Tom Mullooly: So I’ve seen several headlines in just the last few days saying the very same thing that you just echoed and people point out that markets tend to go up over time. I began writing a new blog post this morning, and then I just scrapped it because I could basically sum it up with that line I just said: the markets go up over time. What I wanted to do was show when Mondale was running against Reagan in ’84 where the Dow was, and then where it was in ’88, ’92, ’96, 2000 and go straight through to today. We know the answer. I think in 2008, that was maybe the only time where the market might have been lower than it was in 2004.

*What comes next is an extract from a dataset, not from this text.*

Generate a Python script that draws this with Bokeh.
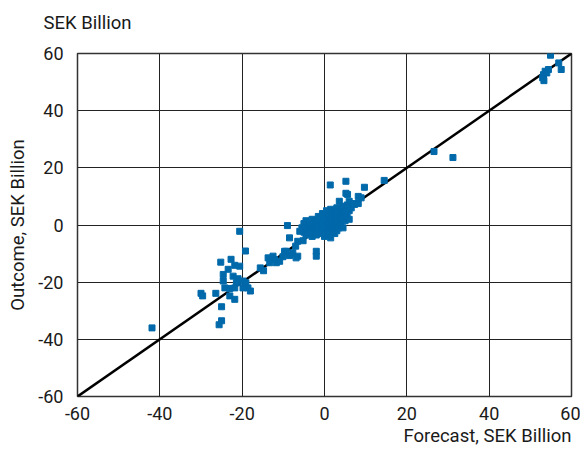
from bokeh.plotting import figure
from bokeh.models import FixedTicker, Range1d, PrintfTickFormatter, Title
from bokeh.embed import file_html
from bokeh.resources import INLINE

# Forecast (x) and outcome (y), SEK billion
forecast = [
    # central cluster
    -5.5, -5, -5, -4.5, -4.5, -4, -4, -3.5, -3.5, -3, -3, -3, -2.5, -2.5, -2, -2, -2,
    -1.5, -1.5, -1.5, -1, -1, -1, -0.5, -0.5, -0.5, -0.5, 0, 0, 0, 0, 0.5, 0.5, 0.5, 0.5,
    1, 1, 1, 1, 1.5, 1.5, 1.5, 1.5, 2, 2, 2, 2.5, 2.5, 2.5, 2.5, 3, 3, 3, 3, 3.5, 3.5, 3.5,
    4, 4, 4, 4.5, 4.5, 4.5, 5, 5, 5.5, 5.5, 6, 6, 6.5, 7,
    # upper spread
    1.4, 5.2, 9.7, 14.5, 5.2, 8.2, 8.2, 6.0, 8.9, 7.3, 5.6, 3.6, 26.6, 31.2,
    # large values
    54.9, 56.9, 57.5, 53.6, 53.2, 53.0, 54.0, 54.4, 53.3,
    # lower-left of centre
    -9.0, -8.5, -6.0, -6.5, -7.0, -9.7, -2.0, -2.0, -6.5, -5.2,
    -13.7, -13.3, -12.5, -12.1, -11.7, -10.9, -10.1, -9.3, -8.5, -7.7, -6.9, -15.6, -14.8,
    # around -20
    -20.6, -19.2, -25.2, -22.7, -23.4, -21.8, -20.6, -24.6, -24.6, -22.2, -21.0, -19.8,
    -21.4, -19.1, -24.2, -23.0, -21.8, -19.8, -18.6, -18.0, -30.0, -29.6, -26.4, -23.0,
    -21.8, -25.0, -25.0, -25.6, -41.9,
]
outcome = [
    -1, -2.5, 0.5, -3.5, 1.5, -1, -2, 0, -3, 2, -1.5, -4, 0.5, -2.5, 1.5, -1, -3.5,
    3, 0, -2, 2, -1, -3, 4, 1, -0.5, -2.5, 3, 0, -1.5, -4, 5, 2, -0.5, -3,
    4, 1, -1, -2.5, 5.5, 2.5, 0, -4.5, 3.5, 1, -1.5, 5, 2, -0.5, -3, 6, 3, 0.5, -2, 4.5, 1.5, -1,
    5.5, 2.5, 0, 6.5, 3.5, -1, 4.5, 1.5, 7, 3, 5, 2, 6, 7.5,
    14.0, 15.3, 13.2, 15.6, 11.1, 10.0, 7.5, 8.3, 9.5, 7.2, 10.7, 8.3, 25.7, 23.6,
    59.4, 56.7, 54.4, 53.8, 52.6, 51.5, 53.2, 54.4, 50.5,
    -0.2, -4.5, -2.2, -5.7, -7.4, -9.2, -9.2, -10.9, -10.9, -5.5,
    -11.5, -13.2, -10.9, -12.1, -13.2, -12.7, -11.1, -9.2, -10.7, -9.7, -11.5, -15.0, -16.0,
    -2.2, -9.1, -13.0, -12.0, -15.5, -14.1, -14.4, -17.3, -19.6, -17.9, -18.8, -19.6,
    -20.2, -20.2, -22.0, -22.2, -22.0, -22.0, -22.0, -23.1, -23.9, -24.8, -23.9, -24.8,
    -26.0, -28.6, -33.5, -34.9, -36.0,
]
ticks = [-60, -40, -20, 0, 20, 40, 60]
diag = [-60, 60]

FONT = "Roboto"
TXT = "#1a1a1a"
TSIZE = "18.5px"

p = figure(width=580, height=450, output_backend="svg", toolbar_location=None,
           x_range=Range1d(-60, 60), y_range=Range1d(-60, 60),
           min_border_left=77, min_border_right=9, min_border_top=53, min_border_bottom=54)

p.line(diag, diag, line_color="black", line_width=2.5)
p.scatter(forecast, outcome, marker="square", size=6, fill_color="#0069aa",
          line_color="#0069aa")

for ax in (p.xaxis, p.yaxis):
    ax.ticker = FixedTicker(ticks=ticks)
    ax.formatter = PrintfTickFormatter(format="%d")
    ax.axis_line_color = None
    ax.major_tick_line_color = None
    ax.minor_tick_line_color = None
    ax.major_tick_out = 0
    ax.major_tick_in = 0
    ax.minor_tick_out = 0
    ax.minor_tick_in = 0
    ax.major_label_text_font = FONT
    ax.major_label_text_font_size = "18px"
    ax.major_label_text_color = TXT

p.xaxis.major_label_standoff = 10
p.yaxis.major_label_standoff = 14
p.yaxis.axis_label = "Outcome, SEK Billion"
p.yaxis.axis_label_text_font = FONT
p.yaxis.axis_label_text_font_size = TSIZE
p.yaxis.axis_label_text_font_style = "normal"
p.yaxis.axis_label_text_color = TXT
p.yaxis.axis_label_standoff = 6

p.xgrid.ticker = FixedTicker(ticks=ticks)
p.ygrid.ticker = FixedTicker(ticks=ticks)
p.grid.grid_line_color = "#222222"
p.grid.grid_line_width = 1
p.outline_line_color = "#333333"
p.outline_line_width = 1.5
p.background_fill_color = "white"

p.title.text = "SEK Billion"
p.title.align = "left"
p.title.offset = -34
p.title.standoff = 0
p.title.text_font = FONT
p.title.text_font_size = TSIZE
p.title.text_font_style = "normal"
p.title.text_color = TXT

# empty spacer between the frame and the top-left unit text
spacer = Title(text=" ", text_font_size="10px", standoff=7)
p.add_layout(spacer, "above")

xt = Title(text="Forecast, SEK Billion", align="right", text_font=FONT,
           text_font_size=TSIZE, text_font_style="normal", text_color=TXT,
           standoff=0)
p.add_layout(xt, "below")

open("out.html", "w").write(file_html(p, INLINE))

Tim Mullooly: Yeah. We put up a blog post on the Mullooly Asset Management website, I think it was last week or the week before, and it outlined, I think, going back to the eighties, the performance of the stock market under whoever was president. I think you’re right, George W. Bush was the only one that it was negative.
Tom Mullooly: I’m not trying to defend him, but I think his number would have been close to flat if we didn’t have this collapse in 2008.
Tim Mullooly: Right. Yeah, that’s not a knock on George W. Bush and it’s not a commentary on any other president, regardless of what party they’re in. We’ve talked about how presidents tend to be the scapegoats when things go bad. They get too much credit when things go really well, and they get too much blame when things go really bad. These things that happened in the country while these people are president, it’s not 100% their fault or 100% not their fault. So to pin all of the stock market performance on George W. Bush or on Bill Clinton or Obama or Trump, it’s not as cut and dry as people like to make it out to be. We always talk about how the market wants one narrative.
The market sold off last week, whether that was because of the election coming up or not. There’s also the point that the market pretty much went straight up from March until September or October. So maybe it just needed a breather. There’s always a handful of different narratives to put on why the market does what it does, and I think assigning the outcome of an election or a political party to one or the other is irresponsible.
Tom Mullooly: It’s weak. Yeah. People don’t buy and people don’t sell all for the same one reason. Everybody’s got different reasons. Okay. That’s going to wrap up episode 330. Thanks again for tuning in, and we will catch up with you on our next podcast.